Most of the fall semester and all of this semester, as of yet, I have been working to construct an archive of the oral history interviews housed by the Jackson Center.  I asked to spearhead this job because organization is what I like and how I work most efficiently.  The project, at the get go, did not seem like much.  I would just be sorting interviews into folders on the computer, maybe finding some documents and scanning those into the computer to then be sorted, right?  However, at the start of the spring semester, working with Elizabeth on the archive, the project had come to be dubbed The Monster.  The interviews at the Jackson Center were quite disorganized and a lot of crucial documents and information were out of place or completely missing.  The Monster has come to require a lot more organization and information retrieval than anticipated, necessitating the recruitment of volunteers and the side-help of other staff.  A project that initially appeared so simple has evolved into something where a deadline is difficult to conceive.

I enjoy this type of work: Type A, organization, color-coded folders, and so many to-do lists.  But, when Dr.
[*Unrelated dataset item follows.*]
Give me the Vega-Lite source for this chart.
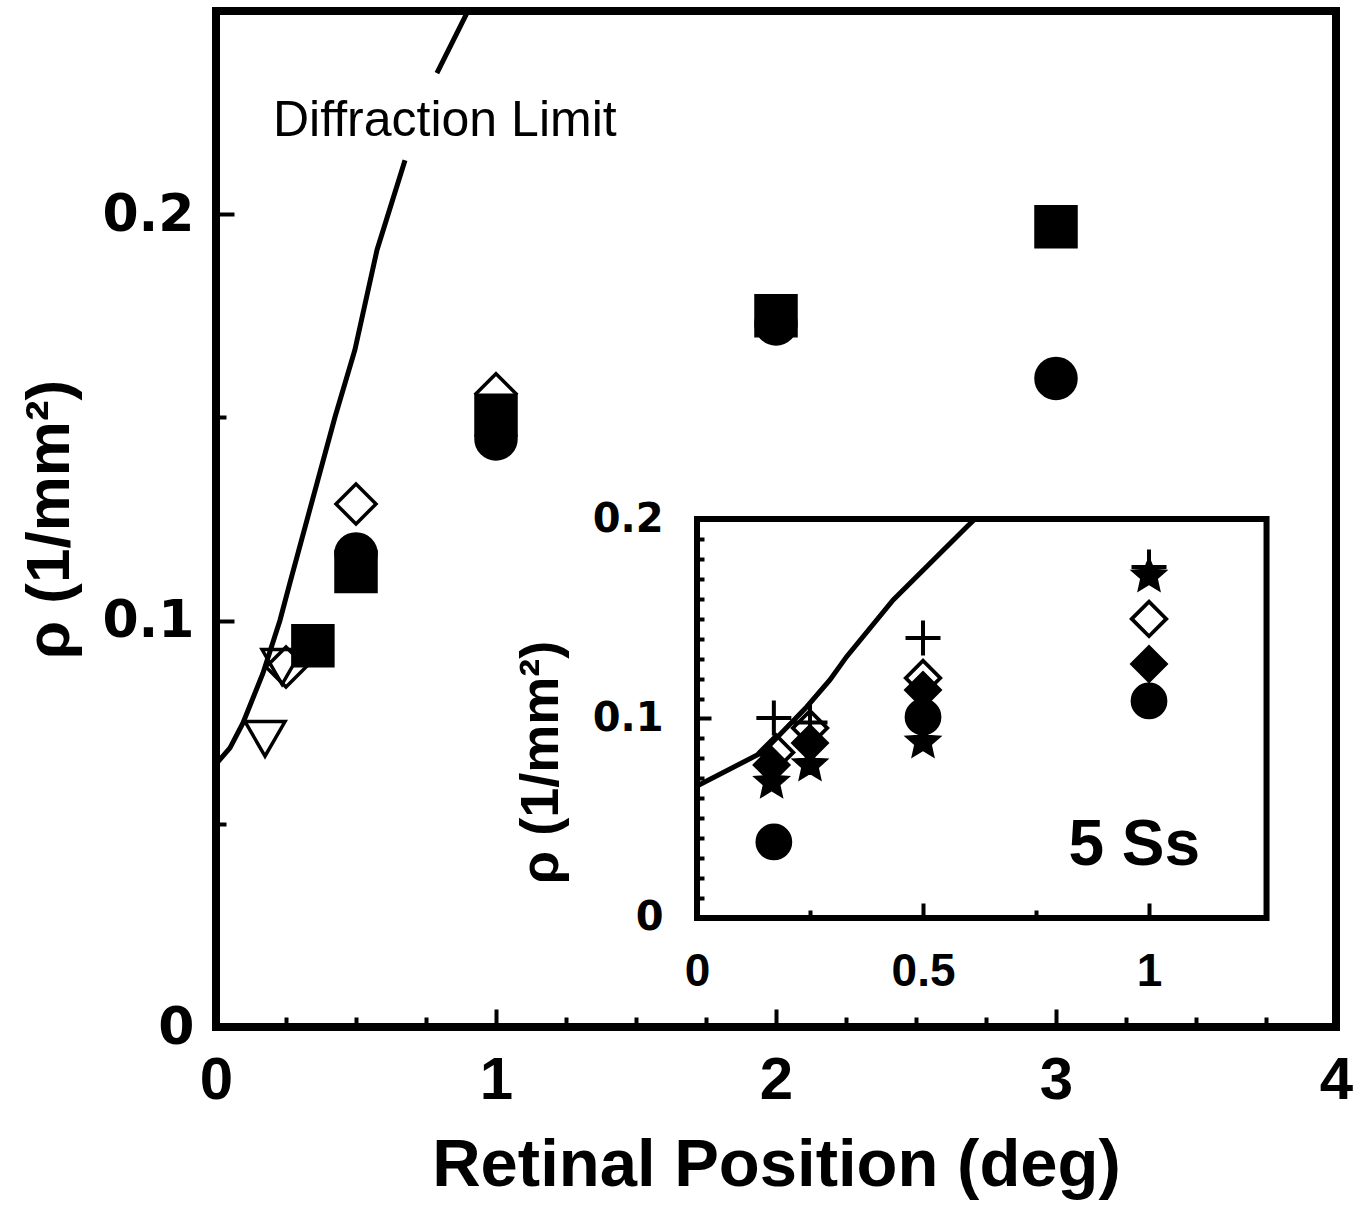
{
  "$schema": "https://vega.github.io/schema/vega-lite/v6.json",
  "width": 1120,
  "height": 1016,
  "autosize": "none",
  "padding": {"left": 216, "top": 11, "right": 32, "bottom": 184},
  "background": "white",
  "config": {
    "view": {"stroke": "black", "strokeWidth": 8},
    "axis": {"grid": false, "domain": false, "tickColor": "black", "labelColor": "black", "titleColor": "black", "tickWidth": 4, "labelOverlap": false, "labelFlush": false}
  },
  "datasets": {
    "diffr": [
      {"x": 0, "y": 0.0647, "seg": "a"},
      {"x": 0.05, "y": 0.0687, "seg": "a"},
      {"x": 0.0964, "y": 0.0748, "seg": "a"},
      {"x": 0.168, "y": 0.0871, "seg": "a"},
      {"x": 0.2286, "y": 0.1001, "seg": "a"},
      {"x": 0.264, "y": 0.1093, "seg": "a"},
      {"x": 0.361, "y": 0.1339, "seg": "a"},
      {"x": 0.425, "y": 0.1501, "seg": "a"},
      {"x": 0.496, "y": 0.1666, "seg": "a"},
      {"x": 0.575, "y": 0.1912, "seg": "a"},
      {"x": 0.675, "y": 0.2133, "seg": "a"},
      {"x": 0.789, "y": 0.2347, "seg": "b"},
      {"x": 0.896, "y": 0.2495, "seg": "b"},
      {"x": 0.902, "y": 0.25, "seg": "b"}
    ],
    "mainLabel": [{"x": 0.2036, "y": 0.2192, "t": "Diffraction Limit"}],
    "mainPts": [
      {"s": "tri", "x": 0.175, "y": 0.0709},
      {"s": "tri", "x": 0.236, "y": 0.0886},
      {"s": "odia", "x": 0.25, "y": 0.0886},
      {"s": "odia", "x": 0.5, "y": 0.1287},
      {"s": "odia", "x": 1.0, "y": 0.1558},
      {"s": "circ", "x": 0.5, "y": 0.1164},
      {"s": "circ", "x": 1.0, "y": 0.1447},
      {"s": "circ", "x": 2.0, "y": 0.173},
      {"s": "circ", "x": 3.0, "y": 0.1596},
      {"s": "sq", "x": 0.346, "y": 0.0938},
      {"s": "sq", "x": 0.5, "y": 0.1121},
      {"s": "sq", "x": 1.0, "y": 0.1505},
      {"s": "sq", "x": 2.0, "y": 0.175},
      {"s": "sq", "x": 3.0, "y": 0.1969}
    ],
    "insetFrame": [{"x": 0, "x2": 1.26, "y": 0, "y2": 0.2}],
    "insetLine": [
      {"x": 0, "y": 0.0662},
      {"x": 0.146, "y": 0.0832},
      {"x": 0.243, "y": 0.1059},
      {"x": 0.294, "y": 0.1193},
      {"x": 0.331, "y": 0.131},
      {"x": 0.434, "y": 0.1594},
      {"x": 0.597, "y": 0.1961},
      {"x": 0.615, "y": 0.2}
    ],
    "insetPts": [
      {"s": "plus", "x": 0.17, "y": 0.1003},
      {"s": "plus", "x": 0.25, "y": 0.098},
      {"s": "plus", "x": 0.5, "y": 0.1404},
      {"s": "plus", "x": 1.0, "y": 0.176},
      {"s": "odia", "x": 0.175, "y": 0.083},
      {"s": "odia", "x": 0.25, "y": 0.0952},
      {"s": "odia", "x": 0.5, "y": 0.1203},
      {"s": "odia", "x": 1.0, "y": 0.1499},
      {"s": "fdia", "x": 0.165, "y": 0.0767},
      {"s": "fdia", "x": 0.25, "y": 0.0877},
      {"s": "fdia", "x": 0.5, "y": 0.1143},
      {"s": "fdia", "x": 1.0, "y": 0.1273},
      {"s": "circ", "x": 0.17, "y": 0.0381},
      {"s": "circ", "x": 0.5, "y": 0.1008},
      {"s": "circ", "x": 1.0, "y": 0.1088},
      {"s": "star", "x": 0.165, "y": 0.068},
      {"s": "star", "x": 0.25, "y": 0.0767},
      {"s": "star", "x": 0.5, "y": 0.0882},
      {"s": "star", "x": 1.0, "y": 0.1714}
    ],
    "insetLabel": [{"x": 1.113, "y": 0.0266, "t": "5 Ss"}]
  },
  "layer": [
    {
      "encoding": {
        "x": {
          "field": "x", "type": "quantitative",
          "scale": {"domain": [0, 4], "nice": false, "zero": false},
          "axis": {
            "orient": "bottom",
            "values": [0, 0.25, 0.5, 0.75, 1, 1.25, 1.5, 1.75, 2, 2.25, 2.5, 2.75, 3, 3.25, 3.5, 3.75, 4],
            "labelExpr": "datum.value % 1 === 0 ? format(datum.value, 'd') : ''",
            "tickSize": {"condition": {"test": "datum.value % 1 === 0", "value": -18}, "value": -10},
            "labelFont": "Liberation Sans", "labelFontWeight": "bold", "labelFontSize": 60, "labelPadding": 42,
            "title": "Retinal Position (deg)", "titleFont": "Liberation Sans", "titleFontWeight": "bold", "titleFontSize": 67, "titlePadding": 14,
            "zindex": 1
          }
        },
        "y": {
          "field": "y", "type": "quantitative",
          "scale": {"domain": [0, 0.25], "nice": false, "zero": false},
          "axis": {
            "orient": "left",
            "values": [0, 0.05, 0.1, 0.15, 0.2],
            "labelExpr": "datum.value === 0 ? '0' : (datum.value === 0.1 ? '0.1' : (datum.value === 0.2 ? '0.2' : ''))",
            "tickSize": {"condition": {"test": "datum.value === 0.05 || datum.value === 0.15", "value": -10}, "value": -18},
            "labelFont": "DejaVu Sans", "labelFontWeight": "bold", "labelFontSize": 52, "labelPadding": 40,
            "title": "ρ (1/mm²)", "titleFont": "Liberation Sans", "titleFontWeight": "bold", "titleFontSize": 62, "titlePadding": 20,
            "zindex": 1
          }
        }
      },
      "layer": [
        {
          "data": {"name": "diffr"},
          "mark": {"type": "line", "color": "black", "strokeWidth": 5},
          "encoding": {"detail": {"field": "seg", "type": "nominal"}}
        },
        {
          "data": {"name": "mainLabel"},
          "mark": {"type": "text", "align": "left", "baseline": "alphabetic", "font": "Liberation Sans", "fontSize": 50, "color": "black"},
          "encoding": {"text": {"field": "t", "type": "nominal"}}
        },
        {
          "data": {"name": "mainPts"},
          "mark": {"type": "point", "filled": true, "stroke": "black", "strokeWidth": 3.5, "opacity": 1},
          "encoding": {
            "shape": {"field": "s", "type": "nominal", "legend": null,
              "scale": {"domain": ["tri", "odia", "circ", "sq"], "range": ["triangle-down", "diamond", "circle", "square"]}},
            "fill": {"field": "s", "type": "nominal", "legend": null,
              "scale": {"domain": ["tri", "odia", "circ", "sq"], "range": ["transparent", "transparent", "black", "black"]}},
            "size": {"field": "s", "type": "nominal", "legend": null,
              "scale": {"domain": ["tri", "odia", "circ", "sq"], "range": [1600, 1600, 2025, 1936]}}
          }
        }
      ]
    },
    {
      "encoding": {
        "x": {
          "field": "x", "type": "quantitative",
          "scale": {"domain": [-1.0642, 1.4137], "nice": false, "zero": false},
          "axis": {
            "orient": "bottom", "offset": -109,
            "values": [0, 0.25, 0.5, 0.75, 1],
            "labelExpr": "datum.value === 0.25 || datum.value === 0.75 ? '' : (datum.value === 0.5 ? '0.5' : format(datum.value, 'd'))",
            "tickSize": {"condition": {"test": "datum.value === 0.25 || datum.value === 0.75", "value": -8}, "value": -15},
            "labelFont": "Liberation Sans", "labelFontWeight": "bold", "labelFontSize": 46, "labelPadding": 46,
            "title": null, "zindex": 2
          }
        },
        "y": {
          "field": "y", "type": "quantitative",
          "scale": {"domain": [-0.05464, 0.45464], "nice": false, "zero": false},
          "axis": {
            "orient": "left", "offset": -481,
            "values": [0, 0.01, 0.02, 0.03, 0.04, 0.05, 0.06, 0.07, 0.08, 0.09, 0.1, 0.11, 0.12, 0.13, 0.14, 0.15, 0.16, 0.17, 0.18, 0.19, 0.2],
            "labelExpr": "datum.value === 0 ? '0' : (datum.value === 0.1 ? '0.1' : (datum.value === 0.2 ? '0.2' : ''))",
            "tickSize": {"condition": {"test": "datum.value === 0 || datum.value === 0.1 || datum.value === 0.2", "value": -14}, "value": -7},
            "labelFont": "DejaVu Sans", "labelFontWeight": "bold", "labelFontSize": 40, "labelPadding": 48,
            "title": "ρ (1/mm²)", "titleFont": "Liberation Sans", "titleFontWeight": "bold", "titleFontSize": 54, "titlePadding": 24, "titleY": 751,
            "zindex": 2
          }
        }
      },
      "layer": [
        {
          "data": {"name": "insetFrame"},
          "mark": {"type": "rect", "fill": "white", "stroke": "black", "strokeWidth": 6},
          "encoding": {"x2": {"field": "x2"}, "y2": {"field": "y2"}}
        },
        {
          "data": {"name": "insetLine"},
          "mark": {"type": "line", "color": "black", "strokeWidth": 5},
          "encoding": {}
        },
        {
          "data": {"name": "insetPts"},
          "mark": {"type": "point", "filled": true, "stroke": "black", "opacity": 1},
          "encoding": {
            "shape": {"field": "s", "type": "nominal", "legend": null,
              "scale": {"domain": ["plus", "odia", "fdia", "circ", "star"], "range": ["M-1,0L1,0M0,-1L0,1", "diamond", "diamond", "circle", "M0,-1L0.27,-0.35L0.951,-0.309L0.44,0.14L0.588,0.809L0,0.45L-0.588,0.809L-0.44,0.14L-0.951,-0.309L-0.27,-0.35Z"]}},
            "fill": {"field": "s", "type": "nominal", "legend": null,
              "scale": {"domain": ["plus", "odia", "fdia", "circ", "star"], "range": ["transparent", "transparent", "black", "black", "black"]}},
            "size": {"field": "s", "type": "nominal", "legend": null,
              "scale": {"domain": ["plus", "odia", "fdia", "circ", "star"], "range": [1225, 1089, 1024, 1024, 1513]}},
            "strokeWidth": {"field": "s", "type": "nominal", "legend": null,
              "scale": {"domain": ["plus", "odia", "fdia", "circ", "star"], "range": [4, 3, 1, 1, 1]}}
          }
        },
        {
          "data": {"name": "insetLabel"},
          "mark": {"type": "text", "align": "right", "baseline": "alphabetic", "font": "Liberation Sans", "fontWeight": "bold", "fontSize": 64, "color": "black"},
          "encoding": {"text": {"field": "t", "type": "nominal"}}
        }
      ]
    }
  ],
  "resolve": {
    "scale": {"x": "independent", "y": "independent", "shape": "independent", "fill": "independent", "size": "independent", "strokeWidth": "independent"},
    "axis": {"x": "independent", "y": "independent"}
  }
}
Price asked us to relate the role of the encourager to our community work, like I said, I came to the realization that The Monster is a divergence from “encouraging”–at least in the short term.  I’m not hearing the stories of the community, I’m not talking with community members, I’m not actively working with the community residents and students of the university to instigate a relationship between the two.  Although I’m not an encourager right now, I think this archive will catalyze such a role.  

The public availability of the oral history interviews–through the Jackson Center, in university libraries, maybe even online–will grow into a testament that the community has stories to share and that there are people who want to listen.  I’m not crafting these stories–they aren’t my words.  I’m just building a platform of accessibility.  In the end, hopefully these words made accessible will instigate something.  That something… well it’s a little hard to tell what it will be.  But something–we’re pushing for something.